TO BE DONE: Return exactly the listing's lines, from its first line to the line holding "import pandas as pd", ends included.

SOURCE EXCERPT:
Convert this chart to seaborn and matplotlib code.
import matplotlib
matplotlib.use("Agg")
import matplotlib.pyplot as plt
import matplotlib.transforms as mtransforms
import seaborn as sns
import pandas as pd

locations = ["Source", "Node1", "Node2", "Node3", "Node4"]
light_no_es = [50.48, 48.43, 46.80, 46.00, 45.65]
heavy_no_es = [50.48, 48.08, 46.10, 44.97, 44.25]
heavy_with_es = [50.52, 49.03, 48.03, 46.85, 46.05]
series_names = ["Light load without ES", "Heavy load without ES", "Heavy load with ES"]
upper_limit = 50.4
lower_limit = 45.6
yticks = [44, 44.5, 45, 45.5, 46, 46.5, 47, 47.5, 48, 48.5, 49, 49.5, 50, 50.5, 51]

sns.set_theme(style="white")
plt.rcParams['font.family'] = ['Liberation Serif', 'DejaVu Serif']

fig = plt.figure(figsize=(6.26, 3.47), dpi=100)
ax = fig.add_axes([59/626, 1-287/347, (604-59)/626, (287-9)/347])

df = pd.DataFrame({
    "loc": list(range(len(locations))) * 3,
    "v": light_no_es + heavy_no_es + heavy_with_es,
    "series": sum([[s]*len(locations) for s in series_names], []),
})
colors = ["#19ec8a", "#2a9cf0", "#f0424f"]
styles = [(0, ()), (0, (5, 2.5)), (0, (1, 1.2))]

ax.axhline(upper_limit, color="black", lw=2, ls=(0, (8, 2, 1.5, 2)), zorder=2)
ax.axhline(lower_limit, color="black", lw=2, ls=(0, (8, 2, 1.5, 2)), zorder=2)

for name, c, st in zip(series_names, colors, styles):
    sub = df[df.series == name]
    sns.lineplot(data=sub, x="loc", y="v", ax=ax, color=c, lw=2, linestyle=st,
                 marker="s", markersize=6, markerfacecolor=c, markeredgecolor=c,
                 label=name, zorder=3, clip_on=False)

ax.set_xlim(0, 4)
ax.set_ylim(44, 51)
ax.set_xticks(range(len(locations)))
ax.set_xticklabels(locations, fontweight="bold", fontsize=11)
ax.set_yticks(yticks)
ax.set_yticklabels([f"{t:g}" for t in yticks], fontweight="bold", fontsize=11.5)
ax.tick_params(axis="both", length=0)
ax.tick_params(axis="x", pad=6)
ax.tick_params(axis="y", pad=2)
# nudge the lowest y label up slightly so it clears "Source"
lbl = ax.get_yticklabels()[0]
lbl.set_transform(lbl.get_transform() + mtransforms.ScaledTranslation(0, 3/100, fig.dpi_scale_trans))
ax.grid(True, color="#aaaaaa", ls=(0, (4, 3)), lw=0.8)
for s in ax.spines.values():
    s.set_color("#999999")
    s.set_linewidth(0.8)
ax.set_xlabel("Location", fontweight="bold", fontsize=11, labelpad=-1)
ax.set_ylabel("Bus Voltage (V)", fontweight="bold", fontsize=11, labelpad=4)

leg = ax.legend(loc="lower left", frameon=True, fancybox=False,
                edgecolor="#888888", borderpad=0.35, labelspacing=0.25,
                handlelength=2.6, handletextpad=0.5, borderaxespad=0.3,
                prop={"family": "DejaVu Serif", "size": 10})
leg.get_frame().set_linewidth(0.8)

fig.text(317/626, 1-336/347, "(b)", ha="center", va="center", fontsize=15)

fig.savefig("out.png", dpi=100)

TASK ANSWER:
Convert this chart to seaborn and matplotlib code.
import matplotlib
matplotlib.use("Agg")
import matplotlib.pyplot as plt
import matplotlib.transforms as mtransforms
import seaborn as sns
import pandas as pd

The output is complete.